4Certains partisans de la décroissance utilisent ce terme uniquement pour dénoncer le culte du taux de croissance, sans pour autant prôner une baisse du volume de la production. Serge Latouche [2] explique ainsi qu’il conviendrait en toute rigueur de parler « d’une a-croissance, comme on parle d’athéisme […]. C’est […] de l’abandon d’une foi qu’il s’agit ». Cette critique de la croissance, partagée par de nombreux auteurs ne se réclamant pas de la décroissance stricto sensu, est parfois couplée à une critique du capitalisme, et il s’agit ainsi en dénonçant la survalorisation de la croissance de dénoncer un système dont le moteur est la recherche effrénée du profit au mépris des préoccupations écologiques et sociales.
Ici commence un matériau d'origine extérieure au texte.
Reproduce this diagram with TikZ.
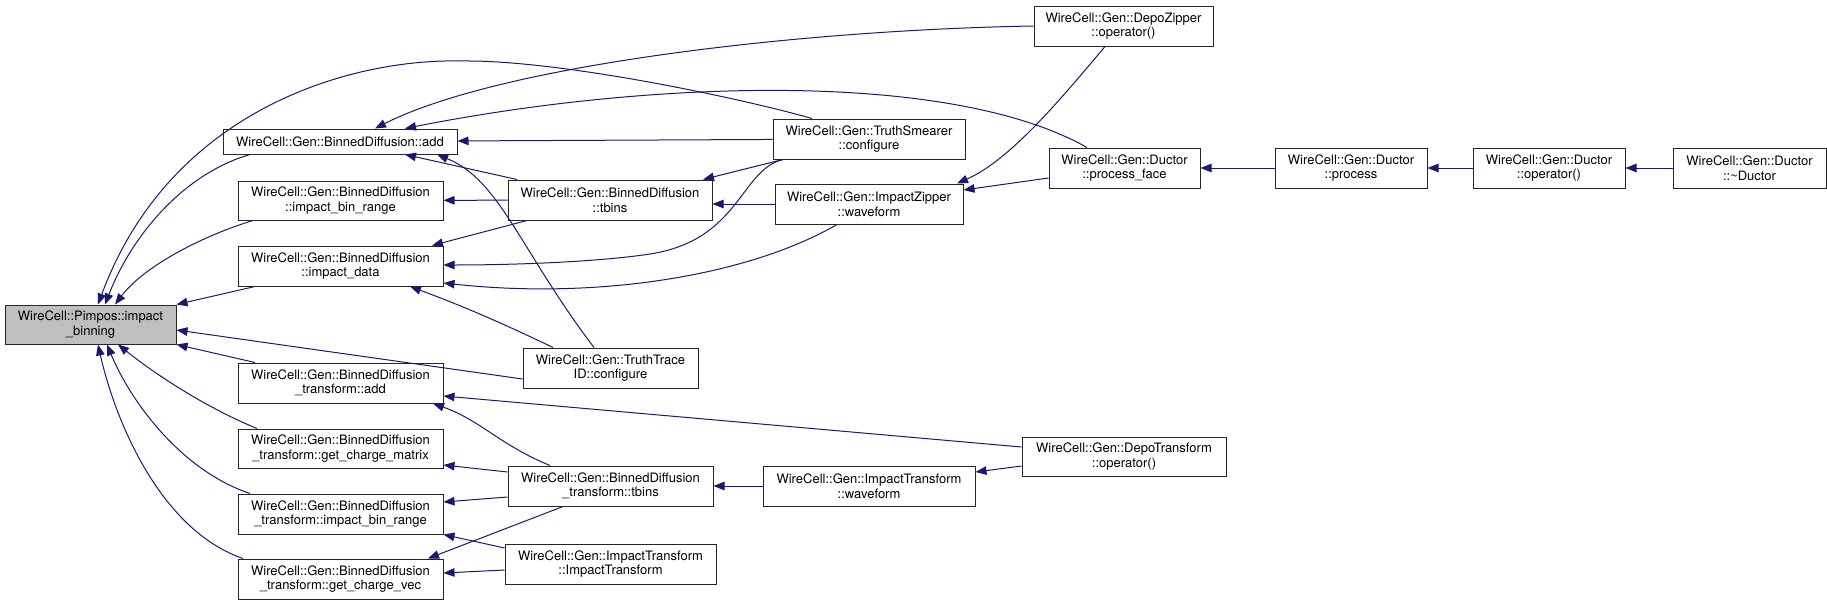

5De telles critiques de la croissance ne conduisent pas nécessairement à rejeter la notion de développement durable, le développement étant une notion bien plus large que celle de croissance. Pour François Perroux, il y a développement quand il y a amélioration de la « couverture des coûts de l’homme », c’est-à-dire lorsque les besoins alimentaires, sanitaires et éducatifs sont mieux assurés pour tous les individus. C’est pourquoi il peut y avoir croissance sans développement. Prôner un développement durable revient ainsi simplement à exiger une amélioration des conditions de vie qui soit compatible avec la préservation de l’environnement. Il s’agit donc d’une idée large, dont les modalités de concrétisation font débat. On peut ainsi se demander si le développement durable est compatible avec le système capitaliste. Les tenants d’un « capitalisme vert » affirment qu’il suffit de définir un indicateur de croissance vert et de réguler les comportements par des taxes (et/ou un marché de permis de droits à polluer), ainsi que par la réglementation. D’autres pensent, à l’instar d’Hervé Kempf, que la préservation de la planète passe par la remise en cause du système capitaliste, la logique de l’accumulation et de la concurrence des capitaux rendant impossible tout développement durable.
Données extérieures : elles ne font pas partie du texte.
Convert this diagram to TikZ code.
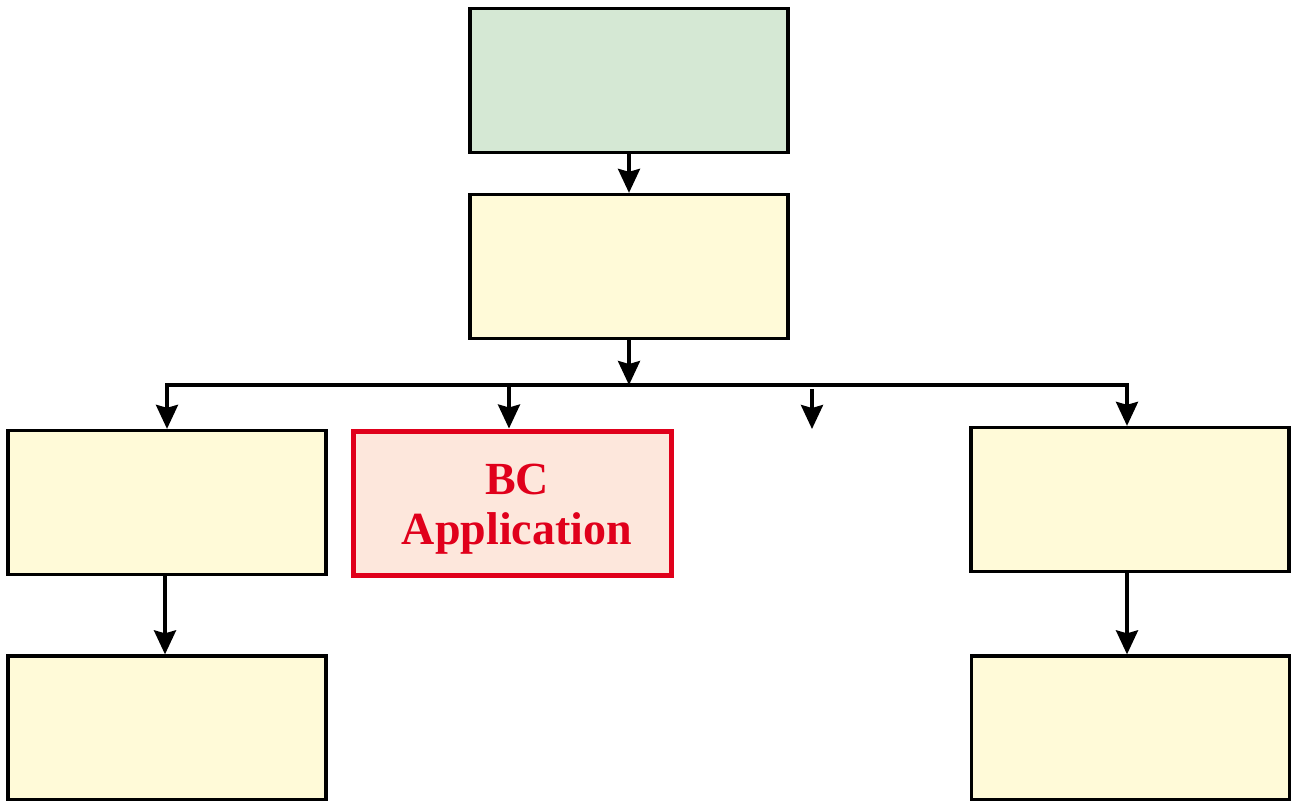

6Force est néanmoins de constater que les « décroissantistes » s’opposent en général de façon très affirmée au développement durable, dans sa version capitaliste ou anticapitaliste. Dans cette optique, prôner la décroissance n’est plus seulement une façon de heurter les consciences pour les amener à remettre en cause le mythe du taux de croissance, mais devient avant tout une façon de dénoncer le progrès, la science, la société de consommation, le développement économique, etc.

7Depuis les années 1970, les ouvrages critiques dénonçant le « mythe du développement » (Celso Furtado) ou la « crise du développement » (François Partant) se sont multipliés. Serge Latouche (1986) en a appelé au « refus du développement ». Pour ces auteurs, le développement est d’abord un mirage proposé aux peuples du Sud. Plus grave encore, le concept même de développement impose aux pays pauvres un certain nombre de choix techniques et sociaux qui provoquent une déculturation. Pour Serge Latouche, le développement s’assimile à l’occidentalisation du monde, et cette occidentalisation se traduit par une extension des rapports capitalistes qui sont plus destructeurs que créateurs.
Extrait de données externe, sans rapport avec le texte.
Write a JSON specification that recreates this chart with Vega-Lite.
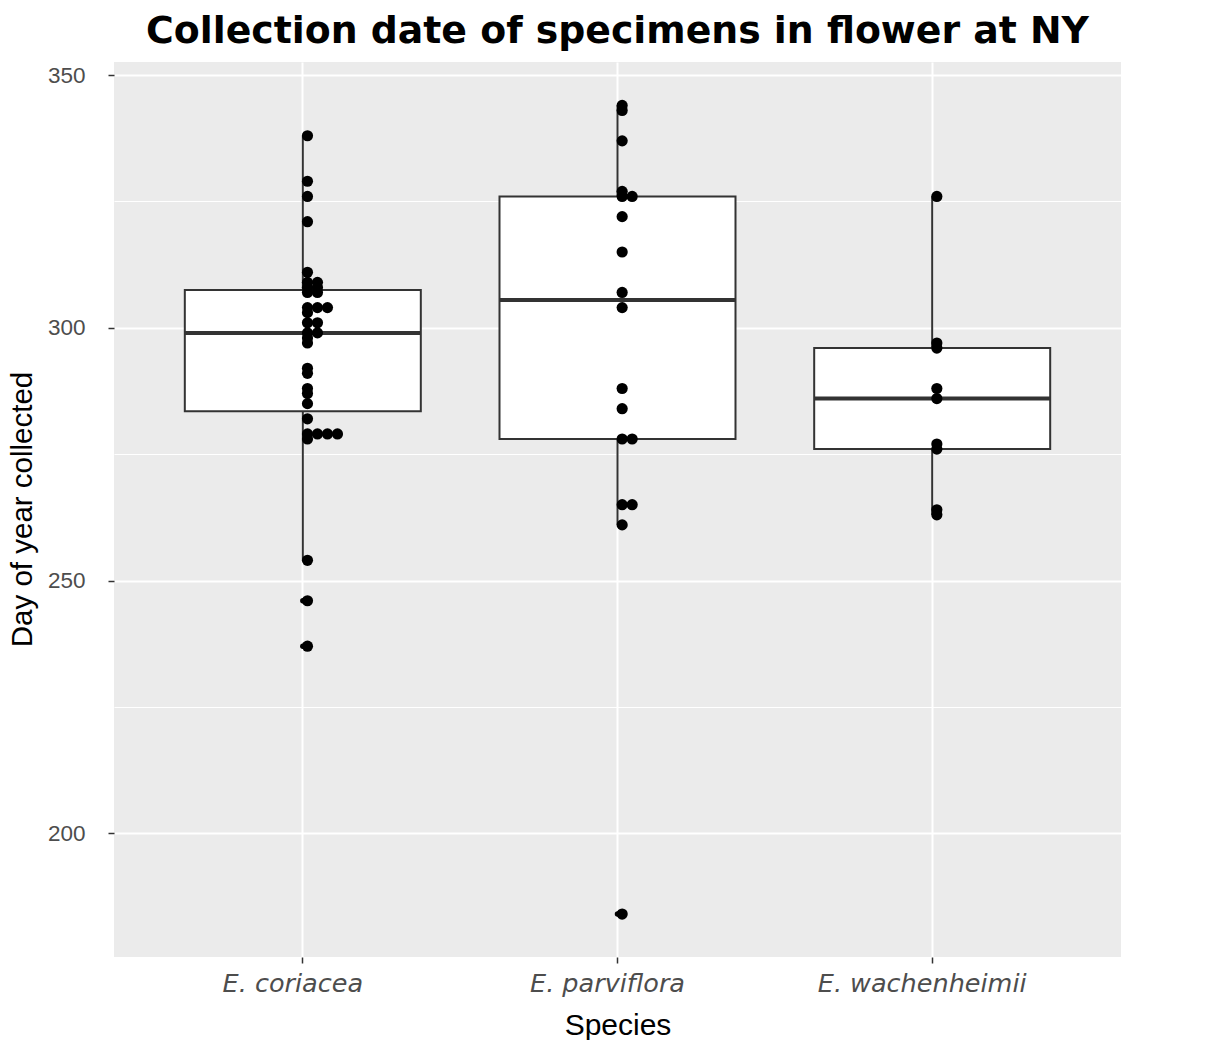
{
  "$schema": "https://vega.github.io/schema/vega-lite/v6.json",
  "width": 1007,
  "height": 895,
  "autosize": "none",
  "padding": {"left": 114, "top": 62, "right": 98, "bottom": 83},
  "background": "white",
  "title": {
    "text": "Collection date of specimens in flower at NY",
    "font": "DejaVu Sans",
    "fontSize": 37.8,
    "fontWeight": "bold",
    "color": "black",
    "anchor": "middle",
    "frame": "group",
    "baseline": "bottom",
    "offset": 14,
    "dy": 41
  },
  "data": {
    "values": [
      {"species": "E. coriacea", "day": 338},
      {"species": "E. coriacea", "day": 329},
      {"species": "E. coriacea", "day": 326},
      {"species": "E. coriacea", "day": 321},
      {"species": "E. coriacea", "day": 311},
      {"species": "E. coriacea", "day": 309},
      {"species": "E. coriacea", "day": 309},
      {"species": "E. coriacea", "day": 308},
      {"species": "E. coriacea", "day": 308},
      {"species": "E. coriacea", "day": 307},
      {"species": "E. coriacea", "day": 307},
      {"species": "E. coriacea", "day": 304},
      {"species": "E. coriacea", "day": 304},
      {"species": "E. coriacea", "day": 304},
      {"species": "E. coriacea", "day": 303},
      {"species": "E. coriacea", "day": 301},
      {"species": "E. coriacea", "day": 301},
      {"species": "E. coriacea", "day": 299},
      {"species": "E. coriacea", "day": 299},
      {"species": "E. coriacea", "day": 298},
      {"species": "E. coriacea", "day": 297},
      {"species": "E. coriacea", "day": 292},
      {"species": "E. coriacea", "day": 291},
      {"species": "E. coriacea", "day": 288},
      {"species": "E. coriacea", "day": 287},
      {"species": "E. coriacea", "day": 285},
      {"species": "E. coriacea", "day": 282},
      {"species": "E. coriacea", "day": 279},
      {"species": "E. coriacea", "day": 279},
      {"species": "E. coriacea", "day": 279},
      {"species": "E. coriacea", "day": 279},
      {"species": "E. coriacea", "day": 278},
      {"species": "E. coriacea", "day": 254},
      {"species": "E. coriacea", "day": 246},
      {"species": "E. coriacea", "day": 237},
      {"species": "E. parviflora", "day": 344},
      {"species": "E. parviflora", "day": 343},
      {"species": "E. parviflora", "day": 337},
      {"species": "E. parviflora", "day": 327},
      {"species": "E. parviflora", "day": 326},
      {"species": "E. parviflora", "day": 326},
      {"species": "E. parviflora", "day": 322},
      {"species": "E. parviflora", "day": 315},
      {"species": "E. parviflora", "day": 307},
      {"species": "E. parviflora", "day": 304},
      {"species": "E. parviflora", "day": 288},
      {"species": "E. parviflora", "day": 284},
      {"species": "E. parviflora", "day": 278},
      {"species": "E. parviflora", "day": 278},
      {"species": "E. parviflora", "day": 265},
      {"species": "E. parviflora", "day": 265},
      {"species": "E. parviflora", "day": 261},
      {"species": "E. parviflora", "day": 184},
      {"species": "E. wachenheimii", "day": 326},
      {"species": "E. wachenheimii", "day": 297},
      {"species": "E. wachenheimii", "day": 296},
      {"species": "E. wachenheimii", "day": 288},
      {"species": "E. wachenheimii", "day": 286},
      {"species": "E. wachenheimii", "day": 277},
      {"species": "E. wachenheimii", "day": 276},
      {"species": "E. wachenheimii", "day": 264},
      {"species": "E. wachenheimii", "day": 263}
    ]
  },
  "encoding": {
    "x": {
      "field": "species",
      "type": "nominal",
      "sort": ["E. coriacea", "E. parviflora", "E. wachenheimii"],
      "scale": {"paddingInner": 0, "paddingOuter": 0.1},
      "axis": {
        "title": "Species",
        "titleFont": "Liberation Sans",
        "titleFontSize": 30,
        "titleFontWeight": "normal",
        "titleColor": "black",
        "titleBaseline": "alphabetic",
        "titleY": 77,
        "labelAngle": 0,
        "labelFont": "DejaVu Sans",
        "labelFontStyle": "italic",
        "labelFontSize": 25.5,
        "labelLimit": 0,
        "labelColor": "#4D4D4D",
        "labelBaseline": "alphabetic",
        "labelPadding": 28,
        "labelOffset": -10,
        "tickSize": 6,
        "tickColor": "#333333",
        "tickWidth": 1.5,
        "domain": false,
        "grid": true,
        "gridColor": "white",
        "gridWidth": 2
      }
    },
    "y": {
      "field": "day",
      "type": "quantitative",
      "scale": {"domain": [175.5, 352.6], "nice": false, "zero": false},
      "axis": {
        "title": "Day of year collected",
        "titleFont": "Liberation Sans",
        "titleFontSize": 29.5,
        "titleFontWeight": "normal",
        "titleColor": "black",
        "titleAngle": -90,
        "titleX": -92,
        "titleY": 447,
        "titleAlign": "center",
        "titleBaseline": "middle",
        "values": [200, 225, 250, 275, 300, 325, 350],
        "labelExpr": "datum.value % 50 === 0 ? datum.label : ''",
        "labelFont": "Liberation Sans",
        "labelFontSize": 22.5,
        "labelColor": "#4D4D4D",
        "labelPadding": 23,
        "tickSize": 6,
        "tickColor": "#333333",
        "tickWidth": 1.5,
        "tickOpacity": {"condition": {"test": "datum.value % 50 === 0", "value": 1}, "value": 0},
        "domain": false,
        "grid": true,
        "gridColor": "white",
        "gridWidth": {"condition": {"test": "datum.value % 50 === 0", "value": 2}, "value": 1}
      }
    }
  },
  "layer": [
    {
      "mark": {
        "type": "boxplot",
        "extent": 1.5,
        "size": 236,
        "box": {"fill": "white", "stroke": "#333333", "strokeWidth": 2, "opacity": 1},
        "median": {"color": "#333333", "thickness": 4, "opacity": 1},
        "rule": {"color": "#333333", "strokeWidth": 2},
        "outliers": {"color": "black", "size": 30, "filled": true, "opacity": 1}
      }
    },
    {
      "transform": [
        {"window": [{"op": "row_number", "as": "k"}], "groupby": ["species", "day"]}
      ],
      "mark": {"type": "circle", "size": 125, "color": "black", "opacity": 1},
      "encoding": {
        "xOffset": {
          "field": "k",
          "type": "quantitative",
          "scale": {"domain": [1, 11], "range": [162, 262]}
        }
      }
    }
  ],
  "config": {
    "view": {"fill": "#EBEBEB", "stroke": null}
  }
}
8Ce refus du développement conduit à deux grandes orientations : d’une part la critique de l’économisme, du progrès technique, de l’extension sans limites du marché ; d’autre part la valorisation des cultures traditionnelles qui ne sont pas considérées comme des obstacles au développement, mais comme une résistance salutaire à l’occidentalisation du monde. La critique du développement rejoint ici le refus de l’ethnocentrisme. On propose aux pays pauvres de renoncer à la quête du développement, d’opter pour la « déconnexion » avec l’économie marchande et l’extension de la logique capitaliste, afin de réhabiliter de nouveaux modes de production et de consommation encastrés dans les cultures autochtones.

9Dans cette perspective, le développement ne peut pas être durable : il constitue un processus socialement et écologiquement destructif. Mettre au premier plan la préservation de la nature conduit à refuser le développement et à renoncer à la croissance.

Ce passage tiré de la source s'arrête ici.